Las memorias avanzan con la narración de la vida cotidiana en el Campamento Americano, que era parte del Campamento Minero de Portovelo, sobre todo, de la relación que tuvo con Adela, Carmen, Cristina y Cleofe, cuatro mujeres que trabajaron en su casa como empleadas domésticas. A varias de ellas llegó a considerarlas sus amigas, al punto de mantener correspondencia después de haber abandonado el campamento.
La autora lanza algunas reflexiones interesantes sobre la situación de estas mujeres. “El mayor problema con ellas eran (¿dónde no lo es?) los hombres. Se enamoraban e insistían en casarse con hombres que sabíamos no se las merecían”.Sobre Cleofe, por ejemplo, apunta que: “Sufría mucho. Su esposo no ganaba lo suficiente y los hijos venían uno tras otro, pero ella se manifiesta digna: ‘cocía’ mucho en el pueblo y siempre estaba lista para ayudarme. Ella fue de mis buenas amigas de quien hablé antes”.

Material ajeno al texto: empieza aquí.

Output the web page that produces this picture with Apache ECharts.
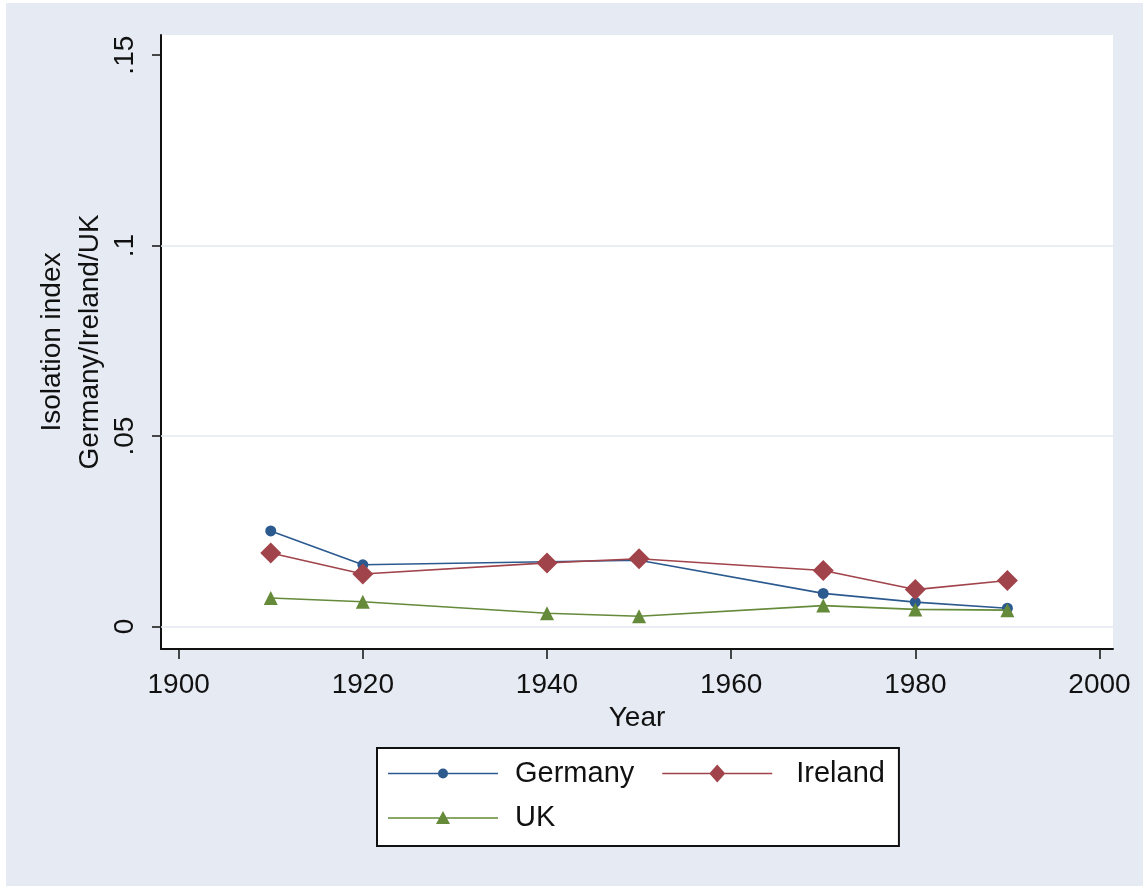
<!DOCTYPE html>
<html>
<head>
<meta charset="utf-8">
<script src="https://cdn.jsdelivr.net/npm/echarts@6/dist/echarts.min.js"></script>
<style>
  html, body { margin: 0; padding: 0; background: #ffffff; }
  #chart { position: absolute; left: 6px; top: 3px; width: 1137px; height: 883px; }
</style>
</head>
<body>
<div id="chart"></div>
<script>
// Isolation index by census year
const years = [1910, 1920, 1940, 1950, 1970, 1980, 1990];
const germany = [0.0251, 0.0162, 0.0170, 0.0174, 0.0087, 0.0064, 0.0048];
const ireland = [0.0193, 0.0138, 0.0167, 0.0178, 0.0147, 0.0097, 0.0121];
const uk      = [0.0075, 0.0065, 0.0035, 0.0027, 0.0055, 0.0045, 0.0043];

const xTicks = [1900, 1920, 1940, 1960, 1980, 2000];
const yTicks = [0, 0.05, 0.1, 0.15];
const yTickLabels = ['0', '.05', '.1', '.15'];
const yGridValues = [0, 0.05, 0.1];

const seriesNames = ['Germany', 'Ireland', 'UK'];
const colors = ['#2C5A8F', '#A1434A', '#648A3A'];

const FONT = 'Liberation Sans, Arial, sans-serif';
const pairs = (vals) => years.map((y, i) => [y, vals[i]]);

// Legend keys: a thin connecting line with the series marker in the middle
const keyLine = 'M0,-0.8 L110,-0.8 L110,0.8 L0,0.8 Z ';
const legendIcons = [
  'path://' + keyLine + 'M50,0 A5,5 0 1,1 60,0 A5,5 0 1,1 50,0 Z',
  'path://' + keyLine + 'M55,-9 L63,0 L55,9 L47,0 Z',
  'path://' + keyLine + 'M55,-7 L62,6 L48,6 Z'
];

const legendCommon = {
  orient: 'horizontal',
  itemWidth: 110,
  itemHeight: 18,
  symbolKeepAspect: true,
  itemStyle: { borderWidth: 0 },
  textStyle: { fontSize: 29, color: '#111', fontFamily: FONT, padding: [0, 0, 0, 12] }
};

const chart = echarts.init(document.getElementById('chart'), null, { renderer: 'canvas' });

chart.setOption({
  animation: false,
  backgroundColor: '#E5EAF3',
  textStyle: { fontFamily: FONT },
  grid: {
    left: 155, right: 30, top: 32, bottom: 237,
    show: true, backgroundColor: '#ffffff', borderWidth: 0
  },
  xAxis: {
    type: 'value',
    min: 1898.08, max: 2001.47,
    name: 'Year',
    nameLocation: 'middle',
    nameGap: 46,
    nameTextStyle: { fontSize: 28, color: '#111', fontFamily: FONT },
    axisLine: { show: true, onZero: false, lineStyle: { color: '#111', width: 2 } },
    axisTick: { show: true, length: 10, customValues: xTicks, lineStyle: { color: '#111', width: 1.5 } },
    axisLabel: {
      customValues: xTicks, margin: 22, fontSize: 28, color: '#111', fontFamily: FONT,
      formatter: (v) => String(v)
    },
    splitLine: { show: false }
  },
  yAxis: {
    type: 'value',
    min: -0.0059, max: 0.1553,
    name: 'Isolation index\nGermany/Ireland/UK',
    nameLocation: 'middle',
    nameRotate: 90,
    nameGap: 52,
    nameMoveOverlap: false,
    nameTextStyle: { fontSize: 28, lineHeight: 38, color: '#111', fontFamily: FONT },
    axisLine: { show: true, onZero: false, lineStyle: { color: '#111', width: 2 } },
    axisTick: { show: true, length: 9, customValues: yTicks, lineStyle: { color: '#111', width: 1.5 } },
    axisLabel: {
      customValues: yTicks, rotate: 90, margin: 22, fontSize: 28, color: '#111', fontFamily: FONT,
      formatter: (v) => {
        const i = yTicks.findIndex((t) => Math.abs(t - v) < 1e-9);
        return i >= 0 ? yTickLabels[i] : '';
      }
    },
    splitLine: { show: false }
  },
  legend: [
    Object.assign({}, legendCommon, {
      data: [
        { name: seriesNames[0], icon: legendIcons[0] },
        { name: seriesNames[1], icon: legendIcons[1], textStyle: { padding: [0, 0, 0, 19] } }
      ],
      left: 371, top: 745,
      padding: [11, 14, 58, 11],
      itemGap: 28,
      backgroundColor: '#ffffff',
      borderColor: '#111',
      borderWidth: 2,
      borderRadius: 0,
      z: 4
    }),
    Object.assign({}, legendCommon, {
      data: [{ name: seriesNames[2], icon: legendIcons[2] }],
      left: 382, top: 800,
      padding: 0,
      z: 5
    })
  ],
  series: [
    {
      name: seriesNames[0], type: 'line', data: pairs(germany),
      symbol: 'circle', symbolSize: 11,
      lineStyle: { color: colors[0], width: 1.6 },
      itemStyle: { color: colors[0] },
      markLine: {
        silent: true, symbol: ['none', 'none'], label: { show: false },
        lineStyle: { color: '#E3E8F0', width: 1.5, type: 'solid' },
        data: yGridValues.map((v) => ({ yAxis: v }))
      },
      z: 3
    },
    {
      name: seriesNames[1], type: 'line', data: pairs(ireland),
      symbol: 'diamond', symbolSize: 21,
      lineStyle: { color: colors[1], width: 1.6 },
      itemStyle: { color: colors[1] },
      z: 4
    },
    {
      name: seriesNames[2], type: 'line', data: pairs(uk),
      symbol: 'triangle', symbolSize: 14,
      lineStyle: { color: colors[2], width: 1.6 },
      itemStyle: { color: colors[2] },
      z: 5
    }
  ]
});
</script>
</body>
</html>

Su narración también incluye pasajes sobre sus gustos y disgustos por la gastronomía local. Habla sobre su aprendizaje para obtener sal o azúcar refinadas, para moler y tostar café y sobre las diferencias entre la alimentación de los ecuatorianos y estadounidenses, a quienes -asegura- les gusta de forma particular la cecina.
La primera edición en español fue publicada, el año pasado, por el Centro de Publicaciones de la PUCE. La edición la realizó Roy Sigüenza y la traducción, Betty Aguirre-Maier. Foto: cortesía Roy Sigüenza
El complejo minero-industrial que construyó la SADCo en Portovelo también es parte de su narración. La autora da cuenta, y este es otro de los aportes de sus memorias, de la modernidad que se vivía en el lugar. El campamento contaba con un hospital, un club, un cine teatro y canchas deportivas donde se jugaba tenis, fútbol americano, básquet y soccer.

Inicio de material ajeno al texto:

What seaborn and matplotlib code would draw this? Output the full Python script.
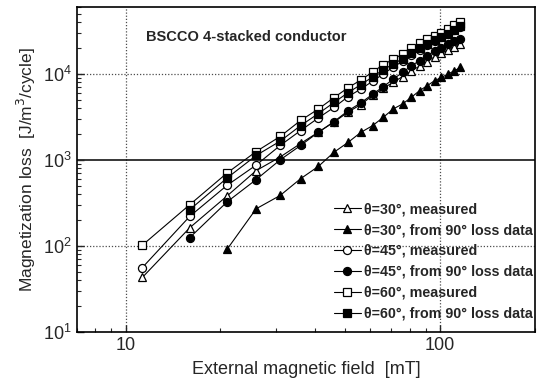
import matplotlib
matplotlib.use("Agg")
import matplotlib.pyplot as plt
import seaborn as sns
import pandas as pd
from matplotlib.ticker import LogLocator, NullFormatter, FixedFormatter

# External field [mT]
field = [11.3, 16, 21, 26, 31, 36, 41, 46, 51, 56, 61, 66, 71, 76, 81, 86, 91, 96, 101, 106, 111, 116]

# Magnetization loss [J/m^3/cycle]
t30_meas = [43, 163, 380, 750, 1080, 1550, 2100, 2750, 3600, 4400, 5600, 6800, 8000, 9300,
            10800, 12300, 13800, 15800, 17300, 18800, 20500, 22100]
t30_calc = [None, None, 91, 270, 386, 604, 839, 1228, 1600, 2090, 2500, 3130, 3910, 4470,
            5330, 6370, 7280, 8320, 9080, 9950, 10860, 11860]
t45_meas = [56, 221, 505, 870, 1470, 2190, 3070, 4080, 5430, 6670, 8200, 10000, 12000, 14000,
            16500, 19000, 21500, 24000, 26500, 29000, 32000, 35000]
t45_calc = [None, 125, 324, 590, 1000, 1470, 2090, 2790, 3730, 4600, 5800, 7100, 8700, 10400,
            12400, 14200, 16200, 18500, 20200, 22100, 24200, 25300]
t60_meas = [102, 302, 702, 1250, 1870, 2870, 3900, 5300, 6900, 8500, 10500, 12800, 14800, 17000,
            20000, 22800, 25300, 27800, 30200, 33000, 36800, 40400]
t60_calc = [None, 264, 614, 1125, 1650, 2500, 3450, 4650, 6050, 7500, 9200, 11200, 13000, 15000,
            17600, 20000, 22300, 24500, 26600, 29000, 32400, 35500]

series = [
    ("θ=30°, measured", t30_meas, "^", "white"),
    ("θ=30°, from 90° loss data", t30_calc, "^", "black"),
    ("θ=45°, measured", t45_meas, "o", "white"),
    ("θ=45°, from 90° loss data", t45_calc, "o", "black"),
    ("θ=60°, measured", t60_meas, "s", "white"),
    ("θ=60°, from 90° loss data", t60_calc, "s", "black"),
]

sns.set_style("ticks")
plt.rcParams["font.family"] = ["Liberation Sans", "DejaVu Sans"]

fig = plt.figure(figsize=(5.38, 3.82), dpi=100)
ax = fig.add_axes([0.143, 0.131, 0.851, 0.851])

# reference lines (drawn first so markers sit on top)
dots = dict(color="0.3", lw=0.9, ls=(0, (1, 1.5)), zorder=0)
ax.axvline(10, **dots)
ax.axvline(100, **dots)
ax.axhline(100, **dots)
ax.axhline(1e4, **dots)
ax.axhline(1e3, color="black", lw=1.1, zorder=0)

for name, vals, mk, fc in series:
    df = pd.DataFrame({"field": field, "loss": vals}).dropna()
    sns.lineplot(data=df, x="field", y="loss", ax=ax, color="black", lw=0.8,
                 marker=mk, markersize=6.2 if mk != "o" else 5.8, markerfacecolor=fc,
                 markeredgecolor="black", markeredgewidth=0.9, label=name)

ax.set_xscale("log")
ax.set_yscale("log")
ax.set_xlim(7, 200)
ax.set_ylim(10, 6e4)

ax.set_xticks([10, 100])
ax.xaxis.set_major_formatter(FixedFormatter(["10", "100"]))
ax.xaxis.set_minor_locator(LogLocator(base=10, subs=range(2, 10)))
ax.xaxis.set_minor_formatter(NullFormatter())
ax.yaxis.set_minor_locator(LogLocator(base=10, subs=range(2, 10)))
ax.yaxis.set_minor_formatter(NullFormatter())
ax.tick_params(which="major", direction="in", length=5, width=1, labelsize=13)
ax.tick_params(which="minor", direction="in", length=3, width=0.8)

for sp in ax.spines.values():
    sp.set_color("black")
    sp.set_linewidth(1.2)

ax.set_xlabel("External magnetic field  [mT]", fontsize=13, labelpad=5)
ax.set_ylabel("Magnetization loss  [J/m$^3$/cycle]", fontsize=12.5, labelpad=4)

ax.text(0.151, 0.908, "BSCCO 4-stacked conductor", transform=ax.transAxes,
        fontsize=10.5, fontweight="bold", va="center")

leg = ax.legend(loc="lower right", bbox_to_anchor=(0.997, 0.035), frameon=False,
                fontsize=10.3, handlelength=1.9, handletextpad=0.25,
                labelspacing=0.48, borderaxespad=0, borderpad=0)
for t in leg.get_texts():
    t.set_fontweight("bold")

fig.savefig("out.png", dpi=100)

Esta comunidad se convirtió, sin duda, en una de las más modernas y globales de inicios del siglo XX en Ecuador. Hasta Portovelo y sus alrededores, como cuenta Sigüenza, no solo llegaban ‘gringos’ sino también rusos, chinos, alemanes, húngaros, españoles, italianos, franceses y latinoamericanos de todas partes.

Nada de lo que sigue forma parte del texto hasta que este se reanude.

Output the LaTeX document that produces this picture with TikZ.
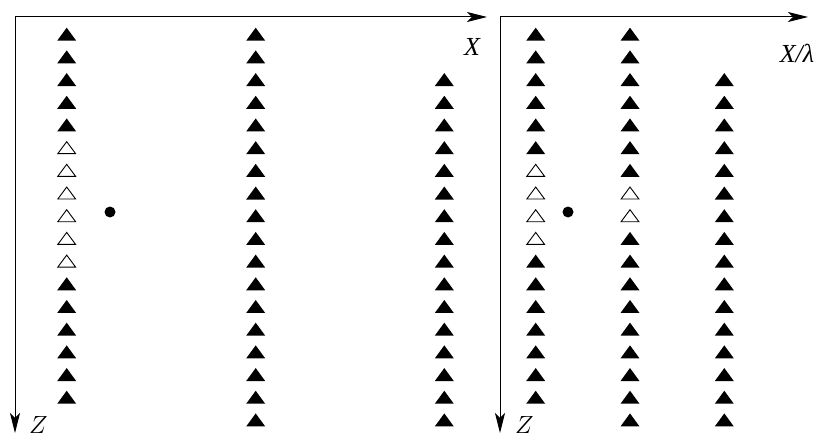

En estas memorias también aparece el espíritu viajero de Lovell Kellogg. La autora y su familia aprovecharon varias de sus vacaciones para recorrer el sur del país y varios territorios de la Amazonía ecuatoriana. Otra vez salta a la vista la descripción detallada y poética de los paisajes, como parte de su impronta literaria.
En este campamento ocurrieron dos huelgas generales de trabajadores. Una en 1919 y otra en 1935. La última fue ampliamente documentada por Ricardo Paredes Romero, en la monografía ‘Oro y sangre en Portovelo’. De la primera no se hubiera conocido nada, si no fuera porque Lovell Kellogg también habla de ella en estas memorias.
Sigüenza sostiene que el país le debe a la autora la única versión, si bien desde el lado patronal, que existe de la primera huelga general de trabajadores en la historia del Ecuador, ocurrida en agosto de 1919.
Por su parte, Aguirre-Maeir sostiene que seguir este relato nos acerca a un período socio-histórico, político y cultural de una zona del Ecuador de la que es muy difícil saber debido a la casi nula publicación durante esas décadas. “Es un texto que habla del Ecuador visto desde lo íntimo y lo privado y lo público y lo social de una época de intensos cambios”.
Conocer cómo los extranjeros veían a los ecuatorianos del siglo XX, a través de sus testimonios, siempre será un aporte para el debate sobre la identidad local. Y en el caso de la mirada de Alice Lovell Kellogg, también un espacio para hurgar en el pasado de un lugar del país que al parecer es una mina de historias que ha sido poco explotada.